Every word I write about those events of 1964 is a product of a struggle with silence. It is a struggle I am destined to lose- have already lost- for even after all these years, I do not know where within me, in which corner of my world, this silence lies… it is simply a gap, a hole, an emptiness in which there are no words. (218)
The realization of the narrator after fifteen years of the riots was enough to make him think. Although there has been a border between two places- Calcutta and Khulna- they both were hit by riots at the same time. This helped him to understand the bond shared by human being, their history that is united into one irrespective of the artificial borders drawn by humans. The shadow lines drawn between two nations could not divide people for “how can anyone divide a memory?” Even when the language, culture and custom of different nations differ, there are yet times when two appear like images of each other and at times the line dissolves to give a taste of prehistoric times when history did not corrupted human bond. History dominates today only because it has been taken as a criterion to determine one’s identity. The section where the narrator elaborates upon his experiments with the Bartholomew’s Atlas should be read to cure the disease of intense Nationalism. Ghosh tries to change it with a wider idea of Humanity. Today, one might not be aware of the actions taking place in near vicinity only because there is some line drawn between such two places. What narrator believes is that these happenings, even with all the discordance between, are related and unites the divided section into one, unconsciously, without our knowledge.
Thus, Ghosh has tried in his novel, by his narratology to unite those which are actually one. The history that generally gets to the common masses is anything but bias with a lot of gaps that nobody cares to fill.
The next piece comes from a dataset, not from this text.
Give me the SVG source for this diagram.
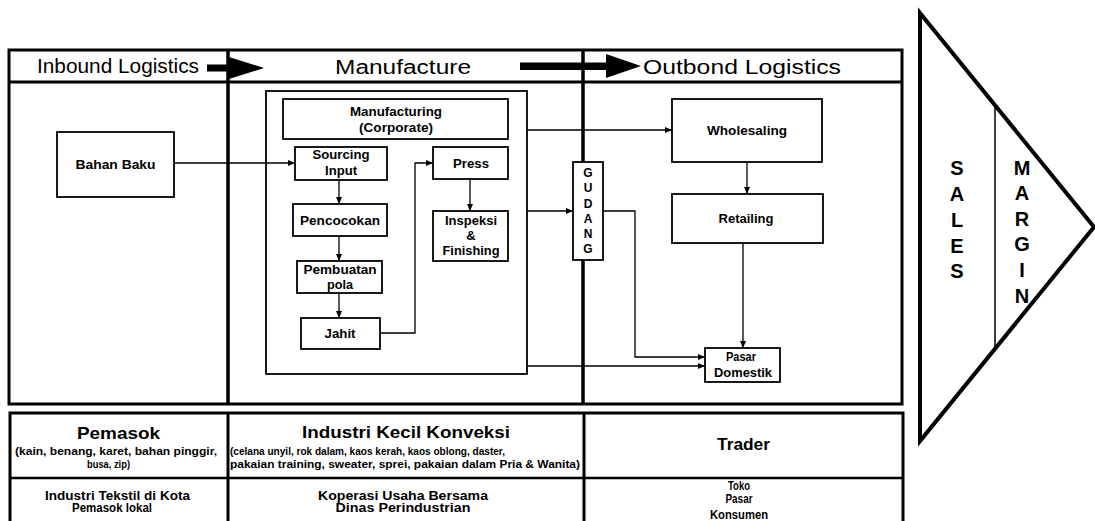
<svg xmlns="http://www.w3.org/2000/svg" width="1095" height="521" viewBox="0 0 1095 521">
<style>
text{font-family:"Liberation Sans",Arial,sans-serif;fill:#000}
.hd{font-size:20px}
.nd{font-size:13px;font-weight:bold;text-anchor:middle}
.sm{font-size:10px;font-weight:bold;text-anchor:middle}
.bt{font-size:17px;font-weight:bold;text-anchor:middle}
.r2{font-size:12px;font-weight:bold;text-anchor:middle}
.gd{font-size:12px;font-weight:bold;text-anchor:middle}
.vl{font-size:20px;font-weight:bold;text-anchor:middle}
.box{fill:#fff;stroke:#000;stroke-width:1.8}
.frame{fill:none;stroke:#000;stroke-width:3}
.con{fill:none;stroke:#000;stroke-width:1.3}
</style>
<defs>
<marker id="ah" markerWidth="8" markerHeight="8" refX="7" refY="4" orient="auto" markerUnits="userSpaceOnUse">
<path d="M0,1 L7,4 L0,7 Z" fill="#000"/>
</marker>
</defs>
<rect width="1095" height="521" fill="#fff"/>

<g id="frame">
<rect class="frame" x="9" y="50" width="893" height="354"/>
<line x1="9" y1="82" x2="902" y2="82" stroke="#000" stroke-width="3"/>
<line x1="228" y1="50" x2="228" y2="404" stroke="#000" stroke-width="3.5"/>
<line x1="583" y1="50" x2="583" y2="404" stroke="#000" stroke-width="3.5"/>
</g>

<g id="header">
<text class="hd" x="37" y="73" font-size="18" textLength="162" lengthAdjust="spacingAndGlyphs">Inbound Logistics</text>
<rect x="207" y="64.5" width="24" height="7" fill="#000"/>
<polygon points="229,57 264,68 229,79" fill="#000"/>
<text class="hd" x="335" y="74" font-size="21" textLength="136" lengthAdjust="spacingAndGlyphs">Manufacture</text>
<rect x="520" y="62.5" width="90" height="7.5" fill="#000"/>
<polygon points="606,54 641,66 606,78" fill="#000"/>
<text class="hd" x="643" y="74" font-size="21" textLength="198" lengthAdjust="spacingAndGlyphs">Outbond Logistics</text>
</g>

<g id="container">
<rect x="266" y="91" width="261" height="283" fill="none" stroke="#000" stroke-width="1.8"/>
</g>

<g id="bahan-baku">
<rect class="box" x="57" y="132" width="117" height="65"/>
<text class="nd" x="115.5" y="168.5" textLength="80" lengthAdjust="spacingAndGlyphs">Bahan Baku</text>
</g>

<g id="manufacturing">
<rect class="box" x="283" y="99" width="225" height="40"/>
<text class="nd" x="396" y="116" textLength="92" lengthAdjust="spacingAndGlyphs">Manufacturing</text>
<text class="nd" x="396" y="131.5" textLength="74" lengthAdjust="spacingAndGlyphs">(Corporate)</text>
</g>

<g id="sourcing-input">
<rect class="box" x="295" y="147" width="92" height="33"/>
<text class="nd" x="341" y="159" textLength="57" lengthAdjust="spacingAndGlyphs">Sourcing</text>
<text class="nd" x="341" y="175" textLength="32" lengthAdjust="spacingAndGlyphs">Input</text>
</g>

<g id="pencocokan">
<rect class="box" x="293" y="204" width="94" height="32"/>
<text class="nd" x="340" y="224.5" textLength="80" lengthAdjust="spacingAndGlyphs">Pencocokan</text>
</g>

<g id="pembuatan-pola">
<rect class="box" x="297" y="261" width="85" height="32"/>
<text class="nd" x="340" y="274" textLength="73" lengthAdjust="spacingAndGlyphs">Pembuatan</text>
<text class="nd" x="340" y="288.5" textLength="26" lengthAdjust="spacingAndGlyphs">pola</text>
</g>

<g id="jahit">
<rect class="box" x="301" y="318" width="79" height="31"/>
<text class="nd" x="340" y="337.5" textLength="31" lengthAdjust="spacingAndGlyphs">Jahit</text>
</g>

<g id="press">
<rect class="box" x="433" y="147" width="75" height="32"/>
<text class="nd" x="471" y="167.5" textLength="36" lengthAdjust="spacingAndGlyphs">Press</text>
</g>

<g id="inspeksi-finishing">
<rect class="box" x="433" y="211" width="75" height="50"/>
<text class="nd" x="471" y="224.5" textLength="52" lengthAdjust="spacingAndGlyphs">Inspeksi</text>
<text class="nd" x="471" y="239.5">&amp;</text>
<text class="nd" x="471" y="255" textLength="57" lengthAdjust="spacingAndGlyphs">Finishing</text>
</g>

<g id="gudang">
<rect class="box" x="573" y="162" width="30" height="98"/>
<text class="gd" x="588" y="176.5">G</text>
<text class="gd" x="588" y="191.5">U</text>
<text class="gd" x="588" y="208">D</text>
<text class="gd" x="588" y="222.5">A</text>
<text class="gd" x="588" y="237.5">N</text>
<text class="gd" x="588" y="252.5">G</text>
</g>

<g id="wholesaling">
<rect class="box" x="672" y="99" width="150" height="63"/>
<text class="nd" x="747" y="134.5" textLength="80" lengthAdjust="spacingAndGlyphs">Wholesaling</text>
</g>

<g id="retailing">
<rect class="box" x="672" y="194" width="151" height="49"/>
<text class="nd" x="746" y="222.5" textLength="55" lengthAdjust="spacingAndGlyphs">Retailing</text>
</g>

<g id="pasar-domestik">
<rect class="box" x="705" y="348" width="75" height="34"/>
<text class="nd" x="741" y="361" font-size="12" textLength="30" lengthAdjust="spacingAndGlyphs">Pasar</text>
<text class="nd" x="743" y="377" font-size="12" textLength="58" lengthAdjust="spacingAndGlyphs">Domestik</text>
</g>

<g id="connectors">
<path class="con" d="M174,163 H295" marker-end="url(#ah)"/>
<path class="con" d="M339,180 V204" marker-end="url(#ah)"/>
<path class="con" d="M339,236 V261" marker-end="url(#ah)"/>
<path class="con" d="M339,293 V318" marker-end="url(#ah)"/>
<path class="con" d="M380,333 H415 V163 H433" marker-end="url(#ah)"/>
<path class="con" d="M470,179 V211" marker-end="url(#ah)"/>
<path class="con" d="M527,130 H672" marker-end="url(#ah)"/>
<path class="con" d="M527,211 H573" marker-end="url(#ah)"/>
<path class="con" d="M603,211 H635 V357 H705" marker-end="url(#ah)"/>
<path class="con" d="M527,366 H705" marker-end="url(#ah)"/>
<path class="con" d="M747,162 V194" marker-end="url(#ah)"/>
<path class="con" d="M743,243 V348" marker-end="url(#ah)"/>
</g>

<g id="bottom-table">
<rect x="10" y="413" width="893" height="120" fill="none" stroke="#000" stroke-width="3"/>
<line x1="10" y1="478" x2="903" y2="478" stroke="#000" stroke-width="2.5"/>
<line x1="228" y1="413" x2="228" y2="521" stroke="#000" stroke-width="3"/>
<line x1="584" y1="413" x2="584" y2="521" stroke="#000" stroke-width="3"/>
</g>

<g id="pemasok">
<text class="bt" x="118.5" y="439" textLength="83" lengthAdjust="spacingAndGlyphs">Pemasok</text>
<text class="sm" x="116" y="455" textLength="202" lengthAdjust="spacingAndGlyphs">(kain, benang, karet, bahan pinggir,</text>
<text class="sm" x="108.5" y="468" textLength="43" lengthAdjust="spacingAndGlyphs">busa, zip)</text>
<text class="r2" x="117.5" y="500" textLength="145" lengthAdjust="spacingAndGlyphs">Industri Tekstil di Kota</text>
<text class="r2" x="112" y="512" textLength="80" lengthAdjust="spacingAndGlyphs">Pemasok lokal</text>
</g>

<g id="industri-kecil">
<text class="bt" x="406" y="438" textLength="208" lengthAdjust="spacingAndGlyphs">Industri Kecil Konveksi</text>
<text class="sm" x="367.5" y="455" textLength="275" lengthAdjust="spacingAndGlyphs">(celana unyil, rok dalam, kaos kerah, kaos oblong, daster,</text>
<text class="sm" x="405" y="468" textLength="350" lengthAdjust="spacingAndGlyphs">pakaian training, sweater, sprei, pakaian dalam Pria &amp; Wanita)</text>
<text class="r2" x="403" y="500" textLength="170" lengthAdjust="spacingAndGlyphs">Koperasi Usaha Bersama</text>
<text class="r2" x="403" y="512" textLength="135" lengthAdjust="spacingAndGlyphs">Dinas Perindustrian</text>
</g>

<g id="trader">
<text class="bt" x="743.5" y="450" textLength="53" lengthAdjust="spacingAndGlyphs">Trader</text>
<text class="r2" x="739" y="490" textLength="22" lengthAdjust="spacingAndGlyphs">Toko</text>
<text class="r2" x="739" y="503" textLength="27" lengthAdjust="spacingAndGlyphs">Pasar</text>
<text class="r2" x="739" y="519" textLength="58" lengthAdjust="spacingAndGlyphs">Konsumen</text>
</g>

<g id="sales-margin">
<polygon points="920,13 1094,227 920,441" fill="none" stroke="#000" stroke-width="4" stroke-linejoin="miter"/>
<line x1="995" y1="105" x2="995" y2="349" stroke="#000" stroke-width="1.5"/>
<text class="vl" x="957" y="174.5">S</text>
<text class="vl" x="957" y="200.5">A</text>
<text class="vl" x="957" y="226.5">L</text>
<text class="vl" x="957" y="252.5">E</text>
<text class="vl" x="957" y="277.5">S</text>
<text class="vl" x="1022" y="174.5">M</text>
<text class="vl" x="1022" y="200">A</text>
<text class="vl" x="1022" y="225.5">R</text>
<text class="vl" x="1022" y="251">G</text>
<text class="vl" x="1022" y="276.5">I</text>
<text class="vl" x="1022" y="302.5">N</text>
</g>
</svg>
One version of history gets a validity as an absolute one and so convincingly it is done that people tend even to overlook the truth, as happened to the narrator as a child also. The author uses his characters with their stories as pieces of a jigsaw puzzle which he made his narrator to complete. Even when the picture is complete there are yet gaps where the parts were connected. Imaginations, memories and dreams are not such a fictional source as could be deciphered by Ghosh’s narratology. Therefore, one must need to differentiate between what is true and what is partially true and endeavor to reach the former with whatever resources one could.